La cuestión, en último término, no es si el autobús es una buena idea, sino si la política happening es posible en nuestros días. Lo primero que convendría es ser sinceros y asumir que con el exquisito cumplimiento de las maneras pautadas en la política convencional no se va a ninguna parte. Esos modos, que habitualmente se presentan como una cuestión de cortesía parlamentaria, comunicativa, formal, no son más que corsés que reducen la política a un juego tan controlado que, al que pretende cambiar algo, le es imposible ganar.

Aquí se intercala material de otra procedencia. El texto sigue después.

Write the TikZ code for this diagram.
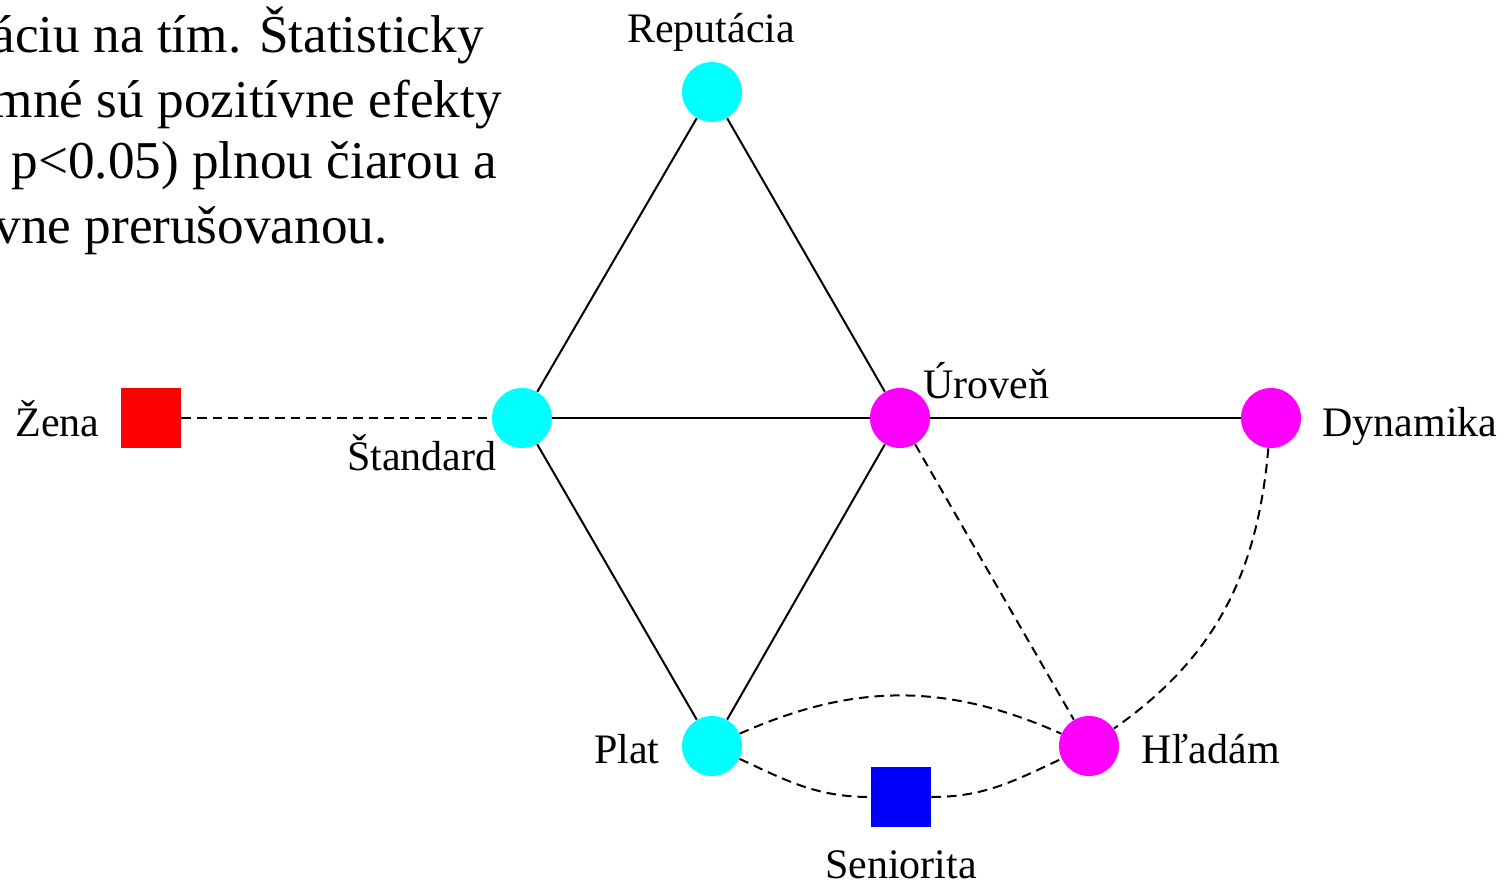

Por otro lado es cierto que los medios han alcanzado tal grado de profesionalidad en dar giros argumentales que una acción para poner en primer plano una corrupción escandalosa acaba convertida en una polémica acusatoria. El día que Rajoy es citado a declarar y que surgen nuevos desmanes de Rato se habló más del tramabús como objeto que de la trama. Qué paradoja.
Quizá la clave se encuentre en la propia naturaleza del happening, no tanto como acción en sí misma, sino como algo que sucede que, además de romper la asfixiante losa de lo cotidiano, implicaba emocionalmente a quien era testigo del suceso, es decir, que transformaba a los meros espectadores en sujetos activos de la situación. Puede que lo que se necesite no sean campañas comunicativas más o menos acertadas, impactantes o novedosas, sino llevar la política allí donde el conflicto está teniendo lugar, allí donde ese conflicto en vez de percibirse como una consecuencia de un sistema parece un hecho casual, allí donde el conflicto, en vez de detenerse en sus fronteras, requiera ser hermanado con otros de su misma raíz. La gente no necesita aplaudir a grandes actores, la gente necesita actuar por sí misma.